Canadian Court Dismisses Graduate Student's Religious Discrimination Claim

In Maughan v. University of British Columbia, (BC Ct. App., Oct. 20, 2009), the Brisish Columbia Court of Appeal agreed with the trial court that a graduate student at UBC had not shown that tensions between her and her English professor resulted from religious discrimination. Cynthia Maughan, an Anglican student in her mid-40's, pursuing an M.A. in English, received a low grade in Dr. Wier's seminar on "The Proper: From Derrida to Delgamuukw." Her primary complaint revolved around an incident in the seminar when she argued a passage from a Derrida text comparing the Holy Eucharist to "mystical cannibalism" was a misinterpretation of the Bible.
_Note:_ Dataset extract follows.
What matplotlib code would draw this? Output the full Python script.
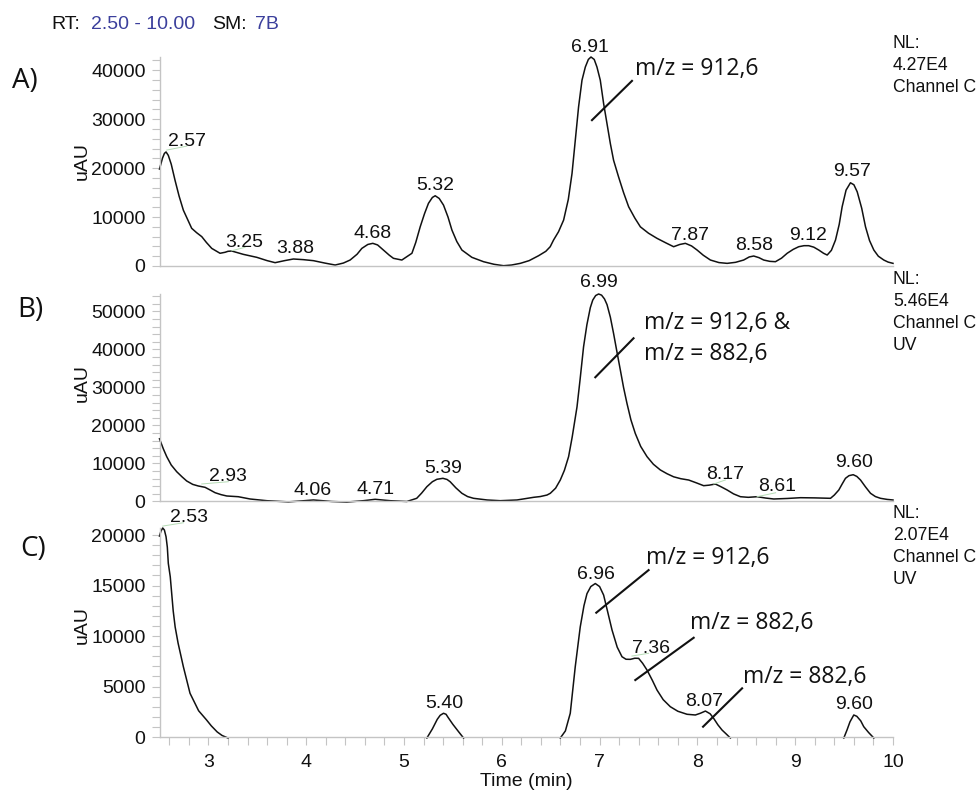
import matplotlib
matplotlib.use("Agg")
import matplotlib.pyplot as plt
from matplotlib.ticker import MultipleLocator

plt.rcParams['font.family'] = ['Liberation Sans', 'DejaVu Sans']

# ---------------- data ----------------
# Panel A
a_t = [2.50, 2.53, 2.55, 2.567, 2.59, 2.62, 2.659, 2.70, 2.744, 2.829, 2.88, 2.932,
       2.98, 3.034, 3.119, 3.17, 3.20, 3.239, 3.357, 3.495, 3.60, 3.682, 3.78, 3.869,
       3.97, 4.074, 4.19, 4.296, 4.38, 4.449, 4.52, 4.569, 4.63, 4.681, 4.73, 4.790,
       4.85, 4.892, 4.978, 5.081, 5.12, 5.166, 5.21, 5.250, 5.29, 5.319, 5.36, 5.404,
       5.45, 5.490, 5.54, 5.592, 5.694, 5.813, 5.92, 6.018, 6.10, 6.189, 6.28, 6.376,
       6.45, 6.495, 6.529, 6.58, 6.632, 6.68, 6.718, 6.752, 6.785, 6.820, 6.854, 6.885,
       6.912, 6.945, 6.973, 7.007, 7.041, 7.076, 7.110, 7.143, 7.194, 7.245, 7.297, 7.36,
       7.417, 7.50, 7.587, 7.68, 7.757, 7.82, 7.877, 7.94, 7.997, 8.06, 8.133, 8.22,
       8.304, 8.39, 8.473, 8.53, 8.576, 8.63, 8.678, 8.74, 8.798, 8.86, 8.918, 8.98,
       9.036, 9.09, 9.138, 9.19, 9.241, 9.29, 9.327, 9.37, 9.412, 9.45, 9.480, 9.52,
       9.565, 9.60, 9.634, 9.68, 9.719, 9.76, 9.804, 9.85, 9.906, 9.95, 10.0]
a_v = [19800, 22000, 23000, 23300, 22600, 20800, 17500, 14300, 11400, 7700, 6800, 6000,
       4800, 3600, 2600, 2800, 3000, 3060, 2380, 1770, 1100, 680, 1100, 1430,
       1300, 1090, 600, 200, 600, 1220, 2400, 3600, 4400, 4630, 4300, 3260,
       2200, 1570, 1220, 2600, 4800, 8030, 10700, 12800, 14000, 14350, 13800, 12440,
       10000, 7340, 5000, 3260, 1770, 880, 350, 60, 200, 540, 1100, 2100,
       3000, 3940, 5300, 7000, 9380, 13600, 18900, 25700, 32500, 37960, 40650, 42200,
       42700, 42200, 40650, 37960, 33200, 29100, 25000, 21600, 18200, 15000, 12100, 9800,
       8000, 6700, 5650, 4700, 3940, 4400, 4630, 4100, 3260, 2200, 1220, 700,
       540, 750, 1220, 1850, 2040, 1700, 1220, 950, 880, 1600, 2600, 3400,
       3940, 4150, 4150, 3850, 3260, 2600, 2240, 3200, 5300, 8500, 12100, 15500,
       17000, 16600, 15160, 11800, 8000, 5200, 3260, 2000, 1220, 800, 540]
a_lab = ["2.57", "3.25", "3.88", "4.68", "5.32", "6.91", "7.87", "8.58", "9.12", "9.57"]
a_lab_t = [2.784, 3.362, 3.889, 4.683, 5.322, 6.905, 7.920, 8.585, 9.127, 9.577]
a_lab_v = [24490, 3940, 2590, 5670, 15450, 43670, 5410, 3310, 5410, 18330]

# Panel B
b_t = [2.50, 2.54, 2.574, 2.62, 2.676, 2.73, 2.778, 2.84, 2.897, 2.966, 3.02, 3.068,
       3.13, 3.188, 3.306, 3.426, 3.597, 3.818, 3.95, 4.074, 4.17, 4.262, 4.415, 4.585,
       4.705, 4.858, 5.029, 5.130, 5.18, 5.234, 5.29, 5.336, 5.398, 5.44, 5.472, 5.53,
       5.592, 5.65, 5.711, 5.85, 5.984, 6.155, 6.325, 6.393, 6.462, 6.496, 6.55, 6.598,
       6.64, 6.683, 6.72, 6.769, 6.80, 6.836, 6.87, 6.905, 6.93, 6.96, 6.99, 7.02,
       7.05, 7.076, 7.11, 7.143, 7.18, 7.212, 7.245, 7.280, 7.32, 7.365, 7.42, 7.485,
       7.55, 7.621, 7.69, 7.757, 7.83, 7.911, 7.99, 8.064, 8.12, 8.184, 8.24, 8.304,
       8.37, 8.440, 8.52, 8.611, 8.70, 8.781, 8.92, 9.054, 9.20, 9.361, 9.40, 9.446,
       9.48, 9.514, 9.55, 9.593, 9.63, 9.668, 9.72, 9.770, 9.82, 9.872, 9.94, 10.0]
b_v = [16500, 13800, 11800, 9600, 7840, 6500, 5400, 4500, 4080, 3730, 3000, 2320,
       1800, 1450, 1260, 660, 210, -100, 150, 400, 200, 0, -150, 210,
       580, 210, 0, 840, 2200, 3900, 5200, 5840, 6100, 5800, 5200, 3600,
       2160, 1300, 840, 400, 210, 400, 1100, 1300, 1700, 2160, 3500, 5650,
       8200, 11800, 17000, 24900, 32000, 40700, 46500, 51000, 53000, 54200, 54600, 54300,
       53300, 51800, 48500, 44200, 39000, 34600, 30000, 25800, 21500, 17900, 14500, 11800,
       9800, 8300, 7300, 6500, 6000, 5650, 4900, 4160, 4300, 4600, 3900, 3030,
       2000, 1260, 1100, 1260, 900, 660, 800, 1000, 950, 840, 1700, 3030,
       4600, 6100, 6800, 7050, 6600, 5650, 3800, 2160, 1300, 840, 550, 400]
b_lab = ["2.93", "4.06", "4.71", "5.39", "6.99", "8.17", "8.61", "9.60"]
b_lab_t = [3.196, 4.065, 4.708, 5.396, 6.997, 8.284, 8.815, 9.604]
b_lab_v = [5350, 1840, 2030, 7560, 56460, 5870, 2770, 9080]

# Panel C (four separate traces)
c1_t = [2.50, 2.515, 2.533, 2.55, 2.567, 2.58, 2.590, 2.610, 2.640, 2.660, 2.690, 2.744,
        2.812, 2.900, 2.980, 3.030, 3.090, 3.140, 3.200]
c1_v = [19900, 20400, 20700, 20500, 19830, 18800, 17200, 15870, 12500, 10900, 9300, 6960,
        4330, 2600, 1700, 1100, 500, 150, -100]
c2_t = [5.234, 5.29, 5.34, 5.37, 5.404, 5.43, 5.45, 5.50, 5.56, 5.609]
c2_v = [-100, 800, 1750, 2150, 2350, 2250, 1950, 1250, 500, -100]
c3_t = [6.598, 6.65, 6.700, 6.751, 6.802, 6.84, 6.871, 6.91, 6.956, 7.00, 7.041, 7.08,
        7.127, 7.18, 7.229, 7.27, 7.314, 7.36, 7.399, 7.44, 7.485, 7.54, 7.587, 7.65,
        7.723, 7.80, 7.894, 7.979, 8.03, 8.082, 8.13, 8.166, 8.21, 8.252, 8.30, 8.337]
c3_v = [-100, 600, 2350, 6960, 10900, 13000, 14200, 14900, 15200, 14900, 14060, 12500,
        10600, 8900, 7950, 7700, 7690, 7800, 7790, 7300, 6630, 5600, 4650, 3700,
        3000, 2550, 2250, 2180, 2350, 2570, 2300, 1850, 1200, 690, 250, -100]
c4_t = [9.497, 9.53, 9.56, 9.599, 9.63, 9.67, 9.701, 9.75, 9.804]
c4_v = [-100, 700, 1500, 2180, 2050, 1600, 1020, 450, -100]
c_lab = ["2.53", "5.40", "6.96", "7.36", "8.07", "9.60"]
c_lab_t = [2.799, 5.409, 6.964, 7.524, 8.071, 9.604]
c_lab_v = [21290, 2850, 15630, 8340, 3050, 2790]

y_max = [42700, 54600, 20700]
nl_text = [["NL:", "4.27E4", "Channel C"],
           ["NL:", "5.46E4", "Channel C", "UV"],
           ["NL:", "2.07E4", "Channel C", "UV"]]
panel_letters = ["A)", "B)", "C)"]

# ---------------- figure ----------------
W, H = 979, 799
fig = plt.figure(figsize=(W / 100, H / 100), dpi=100)
grey = '#c4c4c4'
blue = '#3b3f9c'
ink = '#111111'

def fx(px):
    return px / W

def fy(py):
    return 1 - py / H

left, right = 159.5, 893.0
boxes = [(57, 266), (294, 501.5), (528, 737)]
axes = []
for (top, bot) in boxes:
    ax = fig.add_axes([fx(left), fy(bot), (right - left) / W, (bot - top) / H])
    axes.append(ax)

majors = [10000, 10000, 5000]
minors = [2000, 2000, 1000]
for i, ax in enumerate(axes):
    ax.set_xlim(2.5, 10)
    ax.set_ylim(0, y_max[i])
    ax.patch.set_alpha(0)
    for s in ['top', 'right']:
        ax.spines[s].set_visible(False)
    for s in ['left', 'bottom']:
        ax.spines[s].set_color(grey)
        ax.spines[s].set_linewidth(1.0)
    ax.yaxis.set_major_locator(MultipleLocator(majors[i]))
    ax.yaxis.set_minor_locator(MultipleLocator(minors[i]))
    ax.tick_params(axis='y', which='both', direction='out', length=6, width=0.8,
                   color=grey, labelsize=14, pad=4, labelcolor=ink)
    if i < 2:
        ax.tick_params(axis='x', which='both', bottom=False, labelbottom=False)
    else:
        ax.xaxis.set_major_locator(MultipleLocator(1))
        ax.xaxis.set_minor_locator(MultipleLocator(0.2))
        ax.tick_params(axis='x', which='both', direction='out', length=6, width=0.8,
                       color=grey, labelsize=14, pad=6, labelcolor=ink)

lw = 1.1
axA, axB, axC = axes
axA.plot(a_t, a_v, color=ink, lw=lw, clip_on=False, solid_joinstyle='round')
axB.plot(b_t, b_v, color=ink, lw=lw, clip_on=False, solid_joinstyle='round')
for tt, vv in [(c1_t, c1_v), (c2_t, c2_v), (c3_t, c3_v), (c4_t, c4_v)]:
    axC.plot(tt, vv, color=ink, lw=lw, clip_on=False, solid_joinstyle='round')

for ax, labs, lt, lv in [(axA, a_lab, a_lab_t, a_lab_v),
                         (axB, b_lab, b_lab_t, b_lab_v),
                         (axC, c_lab, c_lab_t, c_lab_v)]:
    for s, t, v in zip(labs, lt, lv):
        ax.text(t, v, s, ha='center', va='baseline', fontsize=14, color=ink, clip_on=False)

# faint green leader lines of offset peak labels
green = '#b5dcb5'
for ax, seg in [(axA, ([2.574, 2.778], [23680, 24490])),
                (axA, ([3.239, 3.375], [3120, 3820])),
                (axB, ([2.932, 3.204], [4610, 5210])),
                (axB, ([8.167, 8.286], [4610, 5660])),
                (axB, ([8.61, 8.80], [1260, 2300])),
                (axC, ([2.533, 2.744], [20890, 21220])),
                (axC, ([7.331, 7.501], [8020, 8290]))]:
    ax.plot(seg[0], seg[1], color=green, lw=0.7, clip_on=False)

# m/z annotations
mz_font = dict(family=['Open Sans', 'DejaVu Sans'], fontsize=16.5, color=ink, va='baseline', ha='left')
llw = 1.5
axA.plot([6.922, 7.331], [29800, 37820], color=ink, lw=llw)
axA.text(7.366, 38980, "m/z = 912,6", **mz_font)
axB.plot([6.956, 7.347], [32690, 42950], color=ink, lw=llw)
axB.text(7.450, 45320, "m/z = 912,6 &", **mz_font)
axB.text(7.450, 37240, "m/z = 882,6", **mz_font)
axC.plot([6.966, 7.501], [12310, 16530], color=ink, lw=llw)
axC.text(7.478, 17130, "m/z = 912,6", **mz_font)
axC.plot([7.365, 7.962], [5640, 9830], color=ink, lw=llw)
axC.text(7.928, 10660, "m/z = 882,6", **mz_font)
axC.plot([8.058, 8.457], [1020, 4820], color=ink, lw=llw, clip_on=False)
axC.text(8.467, 5380, "m/z = 882,6", **mz_font)

# NL info at right
nl_base = [48.5, 284.5, 518.0]
for lines, b0 in zip(nl_text, nl_base):
    for k, s in enumerate(lines):
        fig.text(fx(893), fy(b0 + 22 * k), s, fontsize=12.7, color=ink, ha='left', va='baseline')

# panel letters
for s, (px, py) in zip(panel_letters, [(12.5, 87.5), (17.5, 317.0), (20.0, 556.0)]):
    fig.text(fx(px), fy(py), s, fontsize=20, family=['Open Sans', 'DejaVu Sans'],
             color=ink, ha='left', va='baseline')

# y labels
for py in [161, 383, 625]:
    fig.text(fx(82), fy(py), "uAU", rotation=90, fontsize=14, color=ink, ha='center', va='center')

# x label
fig.text(fx(526), fy(782), "Time (min)", fontsize=14, color=ink, ha='center', va='center')

# header
hdr_y = fy(29.3)
fig.text(fx(51.7), hdr_y, "RT:", fontsize=14, color=ink, va='baseline')
fig.text(fx(90.7), hdr_y, "2.50 - 10.00", fontsize=14, color=blue, va='baseline')
fig.text(fx(211.7), hdr_y, "SM:", fontsize=14, color=ink, va='baseline')
fig.text(fx(255.0), hdr_y, "7B", fontsize=14, color=blue, va='baseline')

fig.savefig("out.png", dpi=100)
Other students strongly defended Derrida, and Maughan described those exchages as "shocking" and the passage as "intense sacrilege." The Court of Appeal, dismissing her claims for negligence and breach of British Columbia's Civil Rights Protection Act, concluded: "In our view, Ms. Maughan’s claim is not based on the evidence per se, but on her interpretation of the evidence and the inferences she drew from the evidence founded on her firm conviction that she was subjected to discriminatory treatment by the respondents on the basis of her religion." Xtra West reported on the decision yesterday.